I don’t intend to bash Tiger Woods. If, indeed it is true that he is “involved” with Rachel Uchitel, I can understand.
There is a pattern I’ve observed over and over again in my past 25 years as a therapist. Highly successful people, their family and friends call them “good” people, eventually must deal with the ugly side of their personal need for extreme achievement.
Remember Tiger on the Johnny Carson Show, without blinking his 4 year old eyes, “I’m going to be the best golfer in the world!” Everyone believed him.
From that point on Tiger filled more than one room with trophies.
And, he collected all those trophies because golf was his life. His practice routines from an early age are well documented.
Where was he in 9th grade? On the golf course, practicing and bringing home trophies. His focus was the golf ball and his ability to control the flight of that ball as well as his mental focus.
I bring up 9th grade because it is crucial time in psychosexual development. We “fall in love,” get dumped, “fall in love” again at a frightening pace.
We learn to differentiate between caring for someone and lust, between the mating urge and need for control of our impulses, between being genuine with someone or manipulating to get what we want and how to accept someone “loving us” and how to cope with someone saying no. For most it’s a time to experience embarrassment, the intensity of feelings, and for some to “sow their oats.”
If we don’t “get it right” in 9th grade, it will emerge again.
I believe high achievers often miss out on this important segment of their lives, since the ultimate achievement goal takes precedence. Their inner life and the richness experienced in relationships becomes dormant.

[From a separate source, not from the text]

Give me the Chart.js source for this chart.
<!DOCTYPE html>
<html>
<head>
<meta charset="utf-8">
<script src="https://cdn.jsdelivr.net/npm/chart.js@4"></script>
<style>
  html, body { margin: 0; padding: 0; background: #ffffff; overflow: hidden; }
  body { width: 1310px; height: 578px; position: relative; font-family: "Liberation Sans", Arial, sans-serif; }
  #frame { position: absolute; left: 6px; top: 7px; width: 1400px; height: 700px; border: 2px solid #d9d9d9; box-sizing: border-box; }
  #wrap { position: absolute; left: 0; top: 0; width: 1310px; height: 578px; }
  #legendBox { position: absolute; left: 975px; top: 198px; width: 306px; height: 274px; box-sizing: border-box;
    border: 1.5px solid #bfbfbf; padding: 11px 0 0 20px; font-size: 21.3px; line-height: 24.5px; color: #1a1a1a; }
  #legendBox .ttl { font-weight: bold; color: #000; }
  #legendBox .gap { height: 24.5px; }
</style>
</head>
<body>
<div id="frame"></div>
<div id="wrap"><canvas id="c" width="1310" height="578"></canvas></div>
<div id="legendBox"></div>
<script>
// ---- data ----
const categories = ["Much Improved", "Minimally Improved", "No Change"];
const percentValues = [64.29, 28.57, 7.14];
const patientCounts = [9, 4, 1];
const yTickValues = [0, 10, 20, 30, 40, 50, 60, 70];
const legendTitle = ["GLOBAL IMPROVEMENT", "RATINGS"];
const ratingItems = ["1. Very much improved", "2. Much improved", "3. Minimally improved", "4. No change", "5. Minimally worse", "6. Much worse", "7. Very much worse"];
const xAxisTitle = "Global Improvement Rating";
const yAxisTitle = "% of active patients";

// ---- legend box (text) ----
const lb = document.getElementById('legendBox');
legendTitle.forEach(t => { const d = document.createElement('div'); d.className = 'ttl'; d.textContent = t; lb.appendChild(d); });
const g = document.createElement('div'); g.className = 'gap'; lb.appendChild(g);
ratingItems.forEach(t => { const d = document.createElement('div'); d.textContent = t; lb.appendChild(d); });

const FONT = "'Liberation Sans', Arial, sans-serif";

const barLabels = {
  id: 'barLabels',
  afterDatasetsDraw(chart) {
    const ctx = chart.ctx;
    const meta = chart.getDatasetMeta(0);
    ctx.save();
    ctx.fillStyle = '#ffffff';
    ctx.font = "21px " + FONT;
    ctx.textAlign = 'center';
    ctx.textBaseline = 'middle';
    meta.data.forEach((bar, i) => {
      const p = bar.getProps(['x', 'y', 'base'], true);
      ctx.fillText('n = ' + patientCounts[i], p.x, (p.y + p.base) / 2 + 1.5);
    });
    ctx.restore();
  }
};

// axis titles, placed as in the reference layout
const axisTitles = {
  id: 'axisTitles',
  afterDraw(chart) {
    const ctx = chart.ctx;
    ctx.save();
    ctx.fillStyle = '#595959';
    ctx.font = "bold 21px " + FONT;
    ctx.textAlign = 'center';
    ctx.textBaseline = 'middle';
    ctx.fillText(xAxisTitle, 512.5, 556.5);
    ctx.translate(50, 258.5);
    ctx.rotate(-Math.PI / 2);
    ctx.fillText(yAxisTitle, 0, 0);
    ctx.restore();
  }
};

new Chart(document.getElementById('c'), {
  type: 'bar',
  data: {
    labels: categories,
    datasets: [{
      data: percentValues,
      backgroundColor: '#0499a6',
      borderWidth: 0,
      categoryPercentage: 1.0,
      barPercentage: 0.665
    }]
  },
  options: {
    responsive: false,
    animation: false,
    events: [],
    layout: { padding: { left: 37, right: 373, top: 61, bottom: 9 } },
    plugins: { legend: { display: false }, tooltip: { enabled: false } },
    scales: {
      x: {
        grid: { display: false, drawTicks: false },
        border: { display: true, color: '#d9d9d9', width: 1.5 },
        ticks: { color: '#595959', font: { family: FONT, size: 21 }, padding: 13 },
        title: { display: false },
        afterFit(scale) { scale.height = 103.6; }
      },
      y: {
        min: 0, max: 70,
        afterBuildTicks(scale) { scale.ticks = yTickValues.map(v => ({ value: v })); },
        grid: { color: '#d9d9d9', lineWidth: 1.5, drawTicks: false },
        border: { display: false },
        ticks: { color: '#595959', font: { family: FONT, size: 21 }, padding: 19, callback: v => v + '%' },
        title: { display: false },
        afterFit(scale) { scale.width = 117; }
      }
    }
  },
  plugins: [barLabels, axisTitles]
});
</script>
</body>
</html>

Instead of “letting go” every so often, the high achiever overdevelops strict control that serves his/her personal need to achieve.
Tiger has certainly attempted to control his life. His mental control on the golf course in unparalleled. He won a major by playing through the pain of a broken leg.
We know very little about Tiger. His personal life is hidden – under his control. And, he lives behind a walled fortress in Florida.
That ability to control and set boundaries, at some point for the high achiever, falls apart.
And, what we see then is a polarity response… behavior we never thought that person capable.
Family, friends, the media exclaim, “No way, that’s not like him/her! Never saw it coming!”
Just yesterday I coached a wife whose very successful business person, upstanding community leader – husband became entangled in a 13 month steamy affair with what I remember some calling a “barfly.” His life was tumbling down the tubes.
The effort it takes to control and focus on the external goal often meets an end, and sometimes, it’s not pretty.
I did research this morning and discovered that Rachel Uchitel some would describe as a “loose canon.”
She is bragging to others about her and Tiger’s explicit text messages (in 9th grade we used to secretly slip each other notes with drawn hearts and xoxoxs.) She’s been rumored to be with a number of men and has a pattern of seducing celebrities on a pretty regular basis.
I don’t think this is someone Tiger would bring home to mother.
But, she might fit nicely into Tiger’s need to “let loose?”
Just perhaps this is “unfinished business” for Tiger that he missed in 9th grade?
I’m not saying that Tiger IS having an affair with this woman. I’m saying it is possible – and why it is possible, not only for Tiger but for countless others in our culture attempting to meet their personal achievement needs.
But, more than that, I want you to understand the journey of life that we all must traverse, that brings us opportunities to grow, mature and evolve intrapersonally and in our relationships.
Sometimes we hit it well. Sometimes we triple bogey.
Dr Bob, I think my WH could fit this profile to a T! He is a church leader, knonw in the high-profile business world as a man with insurmountable intigrity and … rather conservative regarding his belief and value systems. As you have mentioned everybody who got to know about his perverse affair, with a substandard, gold-digging type of uninteresting woman (former colleague on the bottom ladder of the organisational hierarchy,were totally shocked about his controversial behaviour. Me perhaps most of all. OW also earned herself a ‘nickname’ amongst the top management (WW happened to be her 3rd victory), her target market, as the ‘man hunter’. I had a major nervous breakdown about 2 days after they had been caught by her husband who also worked for the same employer and for many years used to look up at him as his mentor. He has disappointed so many people with his promiscious behaviour. He has wrecked our 25 year marriage by engaging in transactional sex with her. After 16 months I still find it extremely hard to contemplate reconciling with him and we only co-habit for the past couple of months for my daughter’s sake, how much I have invesed for such a long period, and thus mostly for financial reasons, as I am unable to get him to release me on reasonable terms. I am not in a position to start working again, since we have only one child of 11 years and who is a learning disabled child with challenging attention needs. So I’m stuck and feel trapped. I mostly feel so despondent with regard to my given circumstances and have this predominant feeling of just wanting to get OUT, almost as if incarcerated, but fail to find a workable solution. Anyway, actually just wanted to tell you that your analysis re Tiger brings quite a lot home to me as well. Thank you so much for what major contribution you make to us. What a great site, expecially the support forum, to hang onto during times of distress and to gain extra knowlede on the dynamics of affairs. Blessings.